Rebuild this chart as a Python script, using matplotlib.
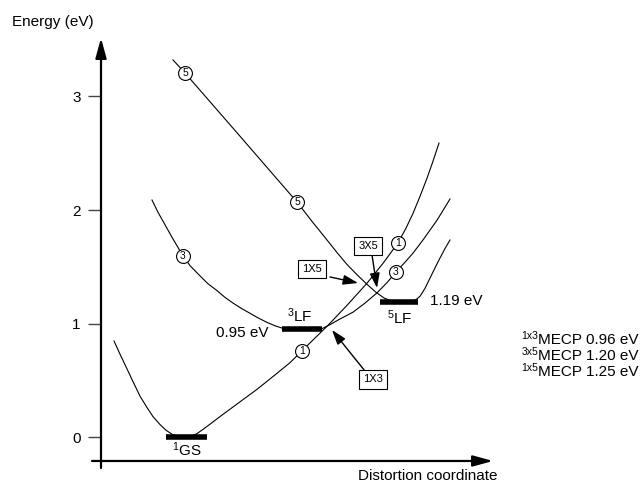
import numpy as np
import matplotlib
matplotlib.use("Agg")
import matplotlib.pyplot as plt

plt.rcParams['font.family'] = ['Liberation Sans', 'DejaVu Sans']
plt.rcParams['mathtext.fontset'] = 'custom'
plt.rcParams['mathtext.rm'] = 'Liberation Sans'

# distortion coordinate (arbitrary units) and energy (eV)
singlet_x = [114, 120, 127, 134, 140, 147, 153, 160, 166, 172, 178, 184, 190, 197, 205, 214, 223,
             240, 257, 274, 290, 302, 313, 327, 347, 367, 383, 398, 406, 413, 420, 427, 433, 439]
singlet_e = [0.846, 0.73, 0.60, 0.47, 0.36, 0.26, 0.18, 0.11, 0.06, 0.025, 0.005, 0.0, 0.005, 0.03,
             0.08, 0.14, 0.20, 0.31, 0.42, 0.54, 0.655, 0.76, 0.855, 0.975, 1.16, 1.355, 1.53, 1.71,
             1.84, 1.97, 2.12, 2.28, 2.43, 2.59]

triplet_x = [152, 158, 165, 172, 178, 183, 190, 200, 208, 217, 225, 233, 242, 250, 258, 267, 275,
             282, 302, 322, 330, 340, 353, 365, 377, 387, 396, 405, 413, 423, 437, 450]
triplet_e = [2.088, 1.98, 1.87, 1.76, 1.67, 1.595, 1.51, 1.42, 1.35, 1.29, 1.23, 1.18, 1.13, 1.09,
             1.05, 1.01, 0.98, 0.96, 0.95, 0.955, 0.99, 1.04, 1.10, 1.18, 1.27, 1.36, 1.454, 1.54,
             1.62, 1.736, 1.91, 2.097]

quintet_x = [173, 185, 241, 297, 312, 327, 337, 347, 357, 367, 376, 384, 391, 399, 406, 412,
             416, 420, 425, 430, 435, 440, 445, 450]
quintet_e = [3.322, 3.207, 2.64, 2.07, 1.90, 1.736, 1.625, 1.52, 1.43, 1.345, 1.275, 1.225, 1.20,
             1.19, 1.19, 1.195, 1.21, 1.24, 1.31, 1.40, 1.49, 1.577, 1.66, 1.736]

# minima (x from, x to, energy)
minima_x0 = [166, 282, 380]
minima_x1 = [207, 322, 418]
minima_e = [0.0, 0.95, 1.19]

# circled multiplicity labels
circle_labels = ['5', '5', '3', '3', '1', '1']
circle_x = [185, 297, 183, 396, 302, 398]
circle_e = [3.207, 2.070, 1.595, 1.454, 0.760, 1.710]

# crossing boxes: label, box centre, arrow tail, arrow tip
cross_labels = ['1X5', '3X5', '1X3']
cross_box_x = [312, 368, 373]
cross_box_e = [1.480, 1.683, 0.507]
cross_tail_x = [330, 372, 365]
cross_tail_e = [1.410, 1.604, 0.581]
cross_tip_x = [358, 377, 332]
cross_tip_e = [1.357, 1.313, 0.943]

mecp_sup = ['1x3', '3x5', '1x5']
mecp_text = ['MECP 0.96 eV', 'MECP 1.20 eV', 'MECP 1.25 eV']
mecp_e = [0.855, 0.714, 0.573]

fig = plt.figure(figsize=(6.42, 4.83), dpi=100)
ax = fig.add_axes([0, 0, 1, 1])
ax.set_xlim(0, 642)
ax.set_ylim(-0.405, 3.850)
for s in ax.spines.values():
    s.set_visible(False)
ax.spines['left'].set_position(('data', 101))
ax.set_xticks([])
ax.set_yticks([0, 1, 2, 3])
ax.tick_params(axis='y', direction='out', length=9.5, width=1.0, color='#444444',
               pad=5, labelsize=11)
ax.patch.set_alpha(0)

# axes with arrow heads
ax.annotate('', xy=(101, 3.515), xytext=(101, -0.273),
            arrowprops=dict(arrowstyle='-|>,head_length=0.8,head_width=0.22', lw=1.6,
                            color='k', shrinkA=0, shrinkB=0, mutation_scale=15))
ax.annotate('', xy=(493, -0.211), xytext=(92, -0.211),
            arrowprops=dict(arrowstyle='-|>,head_length=0.8,head_width=0.22', lw=1.6,
                            color='k', shrinkA=0, shrinkB=0, mutation_scale=15))

for xs, es in [(singlet_x, singlet_e), (triplet_x, triplet_e), (quintet_x, quintet_e)]:
    ax.plot(xs, es, color='k', lw=0.8, solid_joinstyle='round', zorder=2)

for x0, x1, e in zip(minima_x0, minima_x1, minima_e):
    ax.plot([x0, x1], [e, e], color='k', lw=4.0, solid_capstyle='butt', zorder=3)

ax.plot(circle_x, circle_e, 'o', ms=10, mfc='white', mec='k', mew=0.8, zorder=4)
for lab, x, e in zip(circle_labels, circle_x, circle_e):
    ax.text(x, e, lab, ha='center', va='center', fontsize=7.5, zorder=5)

for lab, bx, be, tx, te, px, pe in zip(cross_labels, cross_box_x, cross_box_e,
                                       cross_tail_x, cross_tail_e, cross_tip_x, cross_tip_e):
    ax.text(bx, be, lab, ha='center', va='center', fontsize=8, zorder=5,
            bbox=dict(boxstyle='square,pad=0.4', fc='white', ec='k', lw=0.8))
    ax.annotate('', xy=(px, pe), xytext=(tx, te),
                arrowprops=dict(arrowstyle='-|>,head_length=0.9,head_width=0.3', lw=1.0,
                                color='k', shrinkA=0, shrinkB=0, mutation_scale=10))

ax.text(187, -0.115, r'$\mathregular{^1}$GS', ha='center', va='center', fontsize=11)
ax.text(300, 1.066, r'$\mathregular{^3}$LF', ha='center', va='center', fontsize=11)
ax.text(400, 1.048, r'$\mathregular{^5}$LF', ha='center', va='center', fontsize=11)
ax.text(268, 0.916, '0.95 eV', ha='right', va='center', fontsize=11)
ax.text(430, 1.198, '1.19 eV', ha='left', va='center', fontsize=11)

# MECP list: main text right-aligned, small superscript placed before it
renderer = fig.canvas.get_renderer()
for sup, txt, e in zip(mecp_sup, mecp_text, mecp_e):
    t = ax.text(639, e, txt, ha='right', va='center', fontsize=11)
    bb = t.get_window_extent(renderer)
    x_left, _ = ax.transData.inverted().transform((bb.x0, bb.y0))
    ax.text(x_left, e + 0.035, sup, ha='right', va='center', fontsize=7.5)

ax.text(12, 3.656, 'Energy (eV)', ha='left', va='center', fontsize=11)
ax.text(497, -0.344, 'Distortion coordinate', ha='right', va='center', fontsize=11)

fig.savefig('out.png', dpi=100)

_ _ _ _

--- Direction ---
Gather each line of the listing containing the word "matplotlib" and show it.

--- Answer for the task ---
Rebuild this chart as a Python script, using matplotlib.
import matplotlib
matplotlib.use("Agg")
import matplotlib.pyplot as plt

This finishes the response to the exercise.